Intake provides a plotting API which uses hvplot
to declare plots in the catalog itself. Hvplot allows you to easily create interactive plots that are actually holoviews
objects making it an incredibly powerful tool for rapid data visualization. This API can be used to set default values for a particular data source and to declare specific plots.
import hvplot.intake
intake.output_notebook()
In this case specify some defaults to make it easy to produce plots quickly. You'll find these lines in the catalog file:
metadata:
plot:
x: time
y: precip
southern_rockies.plot(groupby='emissions', by='model')

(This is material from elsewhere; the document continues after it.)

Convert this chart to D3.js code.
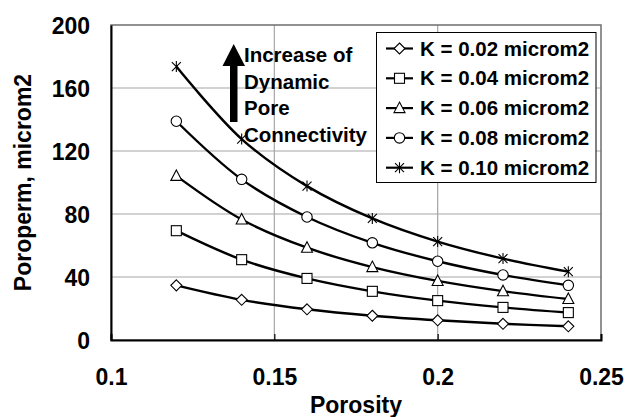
<!DOCTYPE html>
<html>
<head>
<meta charset="utf-8">
<script src="https://cdn.jsdelivr.net/npm/d3@7"></script>
<style>
body{margin:0;background:#fff;}
text{font-family:"Liberation Sans",Arial,sans-serif;font-weight:bold;fill:#000;}
</style>
</head>
<body>
<div id="chart"></div>
<script>
let chart_width = 625;
let chart_height = 417;

let porosity = [0.12,0.14,0.16,0.18,0.20,0.22,0.24];
let k_labels = ['K = 0.02 microm2','K = 0.04 microm2','K = 0.06 microm2','K = 0.08 microm2','K = 0.10 microm2'];
let k002 = [34.7,25.5,19.5,15.4,12.5,10.3,8.7];
let k004 = [69.4,51.0,39.1,30.9,25.0,20.7,17.4];
let k006 = [104.2,76.5,58.6,46.3,37.5,31.0,26.0];
let k008 = [138.9,102.0,78.1,61.7,50.0,41.3,34.7];
let k010 = [173.6,127.6,97.7,77.2,62.5,51.7,43.4];
let series_values = [k002,k004,k006,k008,k010];
let markers = ['diamond','square','triangle','circle','star'];
let x_ticks = [0.1,0.15,0.2,0.25];
let y_ticks = [0,40,80,120,160,200];
let note_lines = ['Increase of','Dynamic','Pore','Connectivity'];

const margin = {left:111, top:25, right:24, bottom:77};
const xScale = d3.scaleLinear().domain([0.1,0.25]).range([margin.left, chart_width-margin.right]);
const yScale = d3.scaleLinear().domain([0,200]).range([chart_height-margin.bottom, margin.top]);

let svg = d3.select('#chart')
    .append('svg')
    .attr('width',chart_width)
    .attr('height',chart_height);

// grid
svg.append('g')
    .selectAll('line')
    .data(y_ticks.filter(d=>d>0 && d<200))
    .enter()
    .append('line')
    .attr('x1',xScale(0.1))
    .attr('x2',xScale(0.25))
    .attr('y1',d=>yScale(d))
    .attr('y2',d=>yScale(d))
    .attr('stroke','#a6a6a6')
    .attr('stroke-width',1.2);

svg.append('g')
    .selectAll('line')
    .data(x_ticks.filter(d=>d>0.1 && d<0.25))
    .enter()
    .append('line')
    .attr('x1',d=>xScale(d))
    .attr('x2',d=>xScale(d))
    .attr('y1',yScale(0))
    .attr('y2',yScale(200))
    .attr('stroke','#a6a6a6')
    .attr('stroke-width',1.2);

// plot border
svg.append('rect')
    .attr('x',xScale(0.1))
    .attr('y',yScale(200))
    .attr('width',xScale(0.25)-xScale(0.1))
    .attr('height',yScale(0)-yScale(200))
    .attr('fill','none')
    .attr('stroke','#6e6e6e')
    .attr('stroke-width',1.5);

// axes
let xAxis = svg.append('g')
    .attr('transform','translate(0,'+yScale(0)+')')
    .call(d3.axisBottom(xScale).tickValues(x_ticks).tickSize(-6).tickFormat(d3.format('')));
xAxis.select('.domain').attr('stroke','#000').attr('stroke-width',2);
xAxis.selectAll('.tick line').attr('stroke','#000').attr('stroke-width',1.2);
xAxis.selectAll('.tick text')
    .attr('y',45)
    .attr('dy',0)
    .style('font-size','23px')
    .style('font-family','"Liberation Sans",Arial,sans-serif');

let yAxis = svg.append('g')
    .attr('transform','translate('+xScale(0.1)+',0)')
    .call(d3.axisLeft(yScale).tickValues(y_ticks).tickSize(0));
yAxis.select('.domain').attr('stroke','#000').attr('stroke-width',2);
yAxis.selectAll('.tick text')
    .attr('x',-21)
    .attr('dy','0.36em')
    .style('font-size','23px')
    .style('font-family','"Liberation Sans",Arial,sans-serif');

// axis titles
svg.append('text')
    .attr('x',(xScale(0.1)+xScale(0.25))/2)
    .attr('y',413)
    .attr('text-anchor','middle')
    .style('font-size','23px')
    .text('Porosity');

svg.append('text')
    .attr('transform','translate(31,'+((yScale(0)+yScale(200))/2)+') rotate(-90)')
    .attr('text-anchor','middle')
    .style('font-size','23px')
    .text('Poroperm, microm2');

// marker drawing
function drawMarker(g, type, x, y){
    if(type==='diamond'){
        g.append('path')
            .attr('d','M'+x+','+(y-5.5)+'L'+(x+5.5)+','+y+'L'+x+','+(y+5.5)+'L'+(x-5.5)+','+y+'Z')
            .attr('fill','#fff').attr('stroke','#000').attr('stroke-width',1.1);
    }
    else if(type==='square'){
        g.append('rect')
            .attr('x',x-5).attr('y',y-5).attr('width',10).attr('height',10)
            .attr('fill','#fff').attr('stroke','#000').attr('stroke-width',1.1);
    }
    else if(type==='triangle'){
        g.append('path')
            .attr('d','M'+x+','+(y-6)+'L'+(x+5.5)+','+(y+4.5)+'L'+(x-5.5)+','+(y+4.5)+'Z')
            .attr('fill','#fff').attr('stroke','#000').attr('stroke-width',1.1);
    }
    else if(type==='circle'){
        g.append('circle')
            .attr('cx',x).attr('cy',y).attr('r',5.2)
            .attr('fill','#fff').attr('stroke','#000').attr('stroke-width',1.1);
    }
    else{
        g.append('path')
            .attr('d','M'+(x-4.5)+','+(y-4.5)+'L'+(x+4.5)+','+(y+4.5)+'M'+(x+4.5)+','+(y-4.5)+'L'+(x-4.5)+','+(y+4.5)+'M'+x+','+(y-5.5)+'L'+x+','+(y+5.5))
            .attr('fill','none').attr('stroke','#000').attr('stroke-width',1.1);
    }
}

// series
let line = d3.line()
    .x(d=>xScale(d.x))
    .y(d=>yScale(d.y))
    .curve(d3.curveCatmullRom.alpha(0.5));

series_values.forEach(function(values, i){
    let data = porosity.map((p,j)=>({'x':p,'y':values[j]}));
    let g = svg.append('g');
    g.append('path')
        .datum(data)
        .attr('d',line)
        .attr('fill','none')
        .attr('stroke','#000')
        .attr('stroke-width',2.4);
    data.forEach(d=>drawMarker(g, markers[i], xScale(d.x), yScale(d.y)));
});

// annotation arrow
let arrow = svg.append('g');
arrow.append('rect')
    .attr('x',230).attr('y',62).attr('width',7.5).attr('height',60)
    .attr('fill','#000');
arrow.append('path')
    .attr('d','M233.7,44L245,66L222.5,66Z')
    .attr('fill','#000');

svg.append('g')
    .selectAll('text')
    .data(note_lines)
    .enter()
    .append('text')
    .attr('x',244)
    .attr('y',(d,i)=>62+i*26.7)
    .style('font-size','20.5px')
    .text(d=>d);

// legend
let legend = svg.append('g');
legend.append('rect')
    .attr('x',376.5).attr('y',32.5).attr('width',219.5).attr('height',150)
    .attr('fill','#fff')
    .attr('stroke','#000')
    .attr('stroke-width',1);

k_labels.forEach(function(label, i){
    let cy = 48.5+i*29.8;
    legend.append('line')
        .attr('x1',386).attr('x2',413)
        .attr('y1',cy).attr('y2',cy)
        .attr('stroke','#000').attr('stroke-width',2.2);
    drawMarker(legend, markers[i], 399.5, cy);
    legend.append('text')
        .attr('x',420)
        .attr('y',cy+7)
        .style('font-size','20.5px')
        .text(label);
});
</script>
</body>
</html>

In addition to declaring defaults, the catalog author can specify complete plots:
metadata:
plots:
model_emissions_grid:
col: model
row: emissions
width: 300
height: 200
southern_rockies.plot.model_emissions_grid()

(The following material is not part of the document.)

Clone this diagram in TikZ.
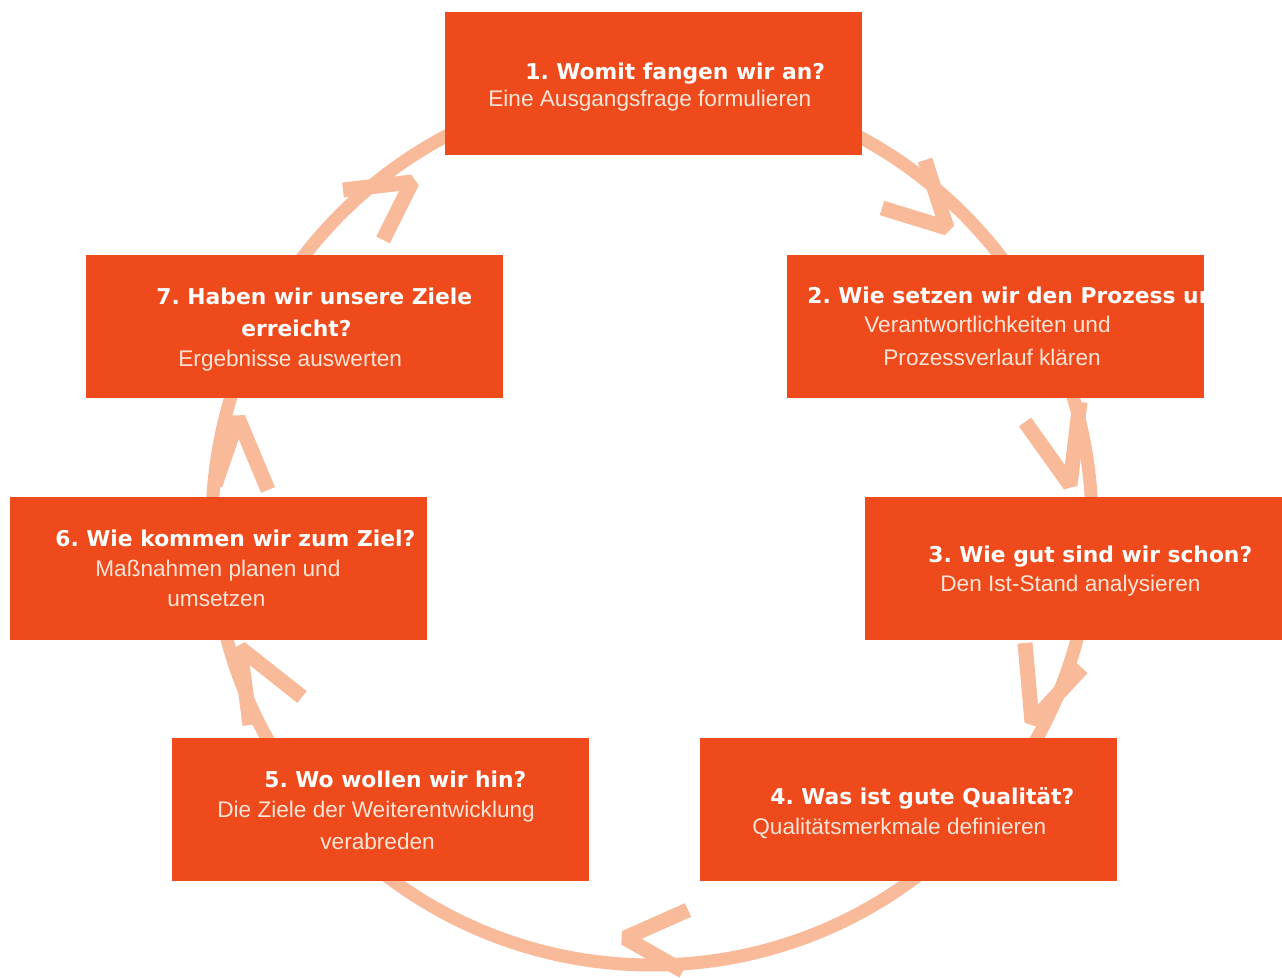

Note that these plots are one-liners. Providing default plots for users is a great way to give them a quick sense of the data, and the interactivity makes it straightforward to zoom into the area of interest and derive real meaning. We can use the pandas.dataframe
directly to do computations and make more visualizations.
import hvplot.pandas
unit = southern_rockies.metadata['fields']['precip']['unit']
thresh = 3
years = 20
label = f'Months per {years} years with precip ({unit}) greater than {thresh}'
(df[df['precip'] > thresh]
.groupby('emissions').resample(f'{years}y', on='time').sum()

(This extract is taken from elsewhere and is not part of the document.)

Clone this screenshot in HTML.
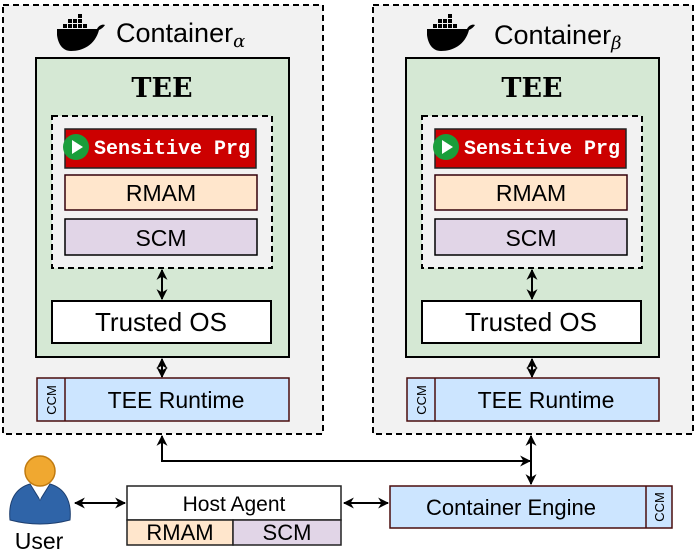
<!DOCTYPE html>
<html><head><meta charset="utf-8"><style>
html,body{margin:0;padding:0;background:#fff;}
svg{display:block;font-family:"Liberation Sans","DejaVu Sans",sans-serif;}
</style></head><body>
<svg width="696" height="551" viewBox="0 0 696 551" xmlns="http://www.w3.org/2000/svg">
<defs>
<marker id="a" viewBox="0 0 10 10" refX="9" refY="5" markerWidth="11" markerHeight="11" orient="auto-start-reverse" markerUnits="userSpaceOnUse"><path d="M0,0 L10,5 L0,10 L3,5 z" fill="#000"/></marker>
<g id="dock">
<path d="M0,14 H40 C42,10 46,9 48,10 C46,13 44,14 42,15 C38,30 26,36 14,36 C5,36 1,28 0,20 Z" fill="#000"/>
<rect x="6" y="9" width="4" height="4"/><rect x="11" y="9" width="4" height="4"/><rect x="16" y="9" width="4" height="4"/><rect x="21" y="9" width="4" height="4"/><rect x="26" y="9" width="4" height="4"/>
<rect x="11" y="4" width="4" height="4"/><rect x="16" y="4" width="4" height="4"/><rect x="21" y="4" width="4" height="4"/><rect x="21" y="-1" width="4" height="4"/>
</g>
<g id="cont">
<rect x="3" y="5" width="320" height="429" fill="#f2f2f2" stroke="#000" stroke-width="2" stroke-dasharray="6,4"/>
<use href="#dock" x="57" y="15"/>
<rect x="36" y="58" width="253" height="299" fill="#d5e8d4" stroke="#000" stroke-width="2"/>
<text x="162" y="97" text-anchor="middle" font-family="'DejaVu Serif','Liberation Serif',serif" font-weight="bold" font-size="27">TEE</text>
<rect x="52" y="116" width="220" height="152" fill="#f2f2f2" stroke="#000" stroke-width="2" stroke-dasharray="6,4"/>
<rect x="65" y="129" width="191" height="39" fill="#cc0000" stroke="#222" stroke-width="1.5"/>
<circle cx="76" cy="147" r="13" fill="#1a9e3a"/>
<path d="M72,140 L83,147 L72,154 z" fill="#fff"/>
<text x="94" y="154" fill="#fff" font-family="'Liberation Mono','DejaVu Sans Mono',monospace" font-weight="bold" font-size="20">Sensitive Prg</text>
<rect x="65" y="175" width="192" height="35" fill="#ffe6cc" stroke="#33000a" stroke-width="1.5"/>
<text x="161" y="201" text-anchor="middle" font-size="23">RMAM</text>
<rect x="65" y="219" width="192" height="36" fill="#e1d5e7" stroke="#000" stroke-width="1.5"/>
<text x="161" y="246" text-anchor="middle" font-size="23">SCM</text>
<line x1="162" y1="270" x2="162" y2="299" stroke="#000" stroke-width="2" marker-start="url(#a)" marker-end="url(#a)"/>
<rect x="52" y="301" width="219" height="42" fill="#fff" stroke="#000" stroke-width="2"/>
<text x="161" y="331" text-anchor="middle" font-size="26">Trusted OS</text>
<line x1="162" y1="359" x2="162" y2="377" stroke="#000" stroke-width="2" marker-start="url(#a)" marker-end="url(#a)"/>
<rect x="37" y="378" width="252" height="43" fill="#cce5ff" stroke="#4a0d0d" stroke-width="1.5"/>
<line x1="65" y1="378" x2="65" y2="421" stroke="#4a0d0d" stroke-width="1.5"/>
<text transform="translate(56,400) rotate(-90)" text-anchor="middle" font-size="13">CCM</text>
<text x="176" y="408" text-anchor="middle" font-size="23">TEE Runtime</text>
</g>
</defs>
<use href="#cont"/>
<use href="#cont" x="370"/>
<text x="116" y="42" font-size="27">Container<tspan font-family="'DejaVu Serif',serif" font-style="italic" font-size="18" dy="5">α</tspan></text>
<text x="494" y="44" font-size="27">Container<tspan font-family="'DejaVu Serif',serif" font-style="italic" font-size="18" dy="5">β</tspan></text>
<polyline points="162,436 162,461 530,461" fill="none" stroke="#000" stroke-width="2" marker-start="url(#a)" marker-end="url(#a)"/>
<line x1="531" y1="436" x2="531" y2="484" stroke="#000" stroke-width="2" marker-start="url(#a)" marker-end="url(#a)"/>
<line x1="75" y1="503" x2="125" y2="503" stroke="#000" stroke-width="2" marker-start="url(#a)" marker-end="url(#a)"/>
<line x1="344" y1="503" x2="388" y2="503" stroke="#000" stroke-width="2" marker-start="url(#a)" marker-end="url(#a)"/>
<rect x="127" y="486" width="214" height="34" fill="#fff" stroke="#222" stroke-width="1.5"/>
<text x="234" y="511" text-anchor="middle" font-size="21">Host Agent</text>
<rect x="127" y="520" width="106" height="25" fill="#ffe6cc" stroke="#222" stroke-width="1.5"/>
<text x="180" y="540" text-anchor="middle" font-size="22">RMAM</text>
<rect x="233" y="520" width="108" height="25" fill="#e1d5e7" stroke="#222" stroke-width="1.5"/>
<text x="287" y="540" text-anchor="middle" font-size="22">SCM</text>
<rect x="390" y="486" width="282" height="42" fill="#cce5ff" stroke="#4a0d0d" stroke-width="1.5"/>
<line x1="646" y1="486" x2="646" y2="528" stroke="#4a0d0d" stroke-width="1.5"/>
<text transform="translate(664,507) rotate(-90)" text-anchor="middle" font-size="13">CCM</text>
<text x="511" y="515" text-anchor="middle" font-size="22">Container Engine</text>
<path d="M10,520 C8,500 16,488 30,484 L40,500 L50,484 C64,488 72,500 70,520 Q40,528 10,520 Z" fill="#2f64a8" stroke="#1d3f70" stroke-width="1"/>
<path d="M35,486 L40,500 L45,486 Z" fill="#fff"/>
<circle cx="40" cy="471" r="15" fill="#f0a830" stroke="#c07a10" stroke-width="1.5"/>
<text x="39" y="549" text-anchor="middle" font-size="23">User</text>
</svg>
</body></html>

.rename(columns={'precip': 'count'})
.hvplot.bar(by='emissions', x='time')
.relabel(label))
When you are starting to build a catalog it is sometimes helpful to use intake.open_csv
to figure out the best way to load your data.
paths = ['./data/SRLCC_b1_Precip_ECHAM5-MPI.csv', './data/SRLCC_b1_Precip_MIROC3.2(medres).csv']
southern_rockies_list = intake.open_csv(urlpath=paths,
path_as_pattern='SRLCC_{emissions}_Precip_{model}.csv',
csv_kwargs=dict(
skiprows=3,
names=['time', 'precip'],
parse_dates=['time']))
df = southern_rockies_list.read()
df.sample(5)
In this case since we are using inline loading rather than the catalog, we need declare ever feature of out plot inline.
southern_rockies_list.hvplot(x='time', y='precip', col='model', row='emissions', width=300, height=200)
Once you are ready to save your catalog, use .yaml
to generate an approximate version.
print(southern_rockies_list.yaml())
Once you have a catalog, you have a single reference of truth for the data source, no need for copy/paste, and the end-user can get on with their work. You can find an example from the data user's perspective in the landsat example.